Category used in algebraic topology

In mathematics, the category of compactly generated weak Hausdorff spaces, CGWH, is a category used in algebraic topology as an alternative to the category of topological spaces, Top, as the latter lacks some properties that are common in practice and often convenient to use in proofs. There is also such a category for the CGWH analog of pointed topological spaces, defined by requiring maps to preserve base points.

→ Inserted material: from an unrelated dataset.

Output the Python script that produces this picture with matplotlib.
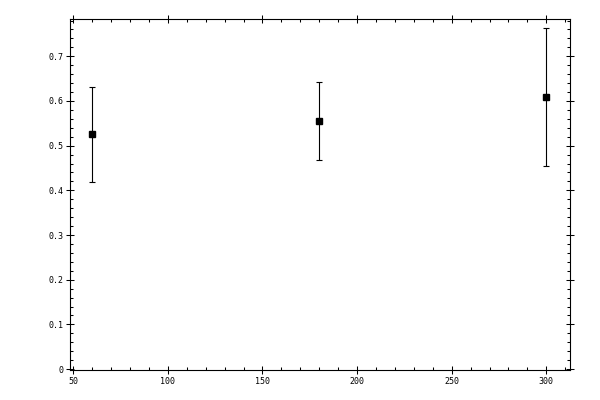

The articles compactly generated space and weak Hausdorff space define the respective topological properties. For the historical motivation behind these conditions on spaces, see Compactly generated space#Motivation. This article focuses on the properties of the category.

== Properties ==
CGWH has the following properties:
- It is complete and cocomplete.
- The forgetful functor to the sets preserves small limits.
- It contains all the locally compact Hausdorff spaces and all the CW complexes.
- An internal Hom exists for any pairs of spaces X and Y; it is denoted by $\operatorname{Map}(X, Y)$ or $Y^X$ and is called the (free) mapping space from X to Y. Moreover, there is a homeomorphism
  - $\operatorname{Map}(X \times Y, Z) \simeq \operatorname{Map}(X, \operatorname{Map}(Y, Z))$
that is natural in X, Y, and Z. In short, the category is Cartesian closed in an enriched sense.
- A finite product of CW complexes is a CW complex.
- If $(X, *)$ and $(Y, \circ)$ are pointed spaces, then the smash product of them exists. The (based) mapping space $\operatorname{Map}( (X, *), (Y, \circ))$ from $(X, *)$ to $(Y, \circ)$ consists of all base-point-preserving maps from $(X, *)$ to $(Y, \circ)$ and is a closed subspace of the mapping space between the underlying spaces without base points. It is a based space with the base point the unique constant map. Moreover, for based spaces $(X, *)$, $(Y, \circ)$, and $(Z, \star)$, there is a homeomorphism
  - $\operatorname{Map}((X, *) \wedge (Y, \circ), (Z, \star)) \simeq \operatorname{Map}((X, *), \operatorname{Map}((Y, \circ), (Z, \star)))$
that is natural in $(X, *)$, $(Y, \circ)$, and $(Z, \star)$.